Hong Kong recently instituted a “COVID zero” policy in hopes of keeping its population of just over 7.5 million safe. Officials enacted social distancing restrictions, closed bars and gyms, restricted restaurant operating hours, and canceled flights into the global hub. Residents have basically been in lockdown and now the government is asking people in Hong Kong to turn in their pet hamsters for a mass euthanization aimed at curbing the spread of COVID.
A recent cluster of COVID infections in Hong Kong was traced back to a 23-year-old worker at a pet shop that sells hamsters and other pets. This prompted the government to run lab tests on animals around the city, in which 11 hamsters tested positive. Health experts traced the hamsters back to two pet shipments that originated in the Netherlands and arrived in Hong Kong on December 22, 2021 and January 7, 2022, the Washington Post reported. The government deemed that any rodent — mostly hamsters, but also chinchillas — purchased in the shop since the December shipment is “high-risk” for carrying the novel coronavirus and must be tested.

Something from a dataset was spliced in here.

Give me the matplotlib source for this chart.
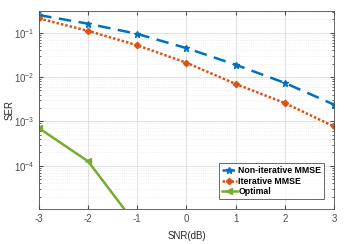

Unfortunately, it won’t actually matter whether the hamsters test positive or not — all the animals will be killed anyway. The testing is to determine whether or not the humans involved will have to undergo quarantine, according to Reuters. A hotline is being set up to answer questions about the pet shop outbreak and about 150 customers are already slated for quarantine.
“Evidence shows that the hamsters are infected with the covid-19 virus. It is impossible to quarantine and observe each of them and their incubation period could be long,” Leung Siu-fai, the director of Hong Kong’s Agriculture, Fisheries and Conservation Department, told the Washington Post. Okay, but if we’re to believe the C.D.C., the risk of animal-to-human COVID transmission is quite low, right? Yes. There is little evidence that animals pose a significant risk to humans contracting coronavirus. We are, in fact, more likely to pass COVID to our pets than vice versa.
So, why all the drama? Well, the pet store employee who contracted COVID tested positive for the Delta variant, which has been rare in Hong Kong, and so did the hamsters. And back in March of 2020, there was a case in Hong Kong in which a person appeared to have contracted COVID from her Pomeranian, so it’s not impossible. Other countries have also culled animals in order to curb the spread of the virus. In November 2020, Denmark killed 17 million minks because of their potential to mutate and spread coronavirus.
Hong Kong officials are defending the actions. “We have to protect public health, and we have no choice,” Thomas Sit, a veterinarian in Hong Kong, told WaPo. Of course I don’t want to see any more people (or hamsters) get sick from COVID, but Hong Kong’s zero tolerance policy feels a bit harsh on humans and this pet killing spree just seems cruel and unnecessary.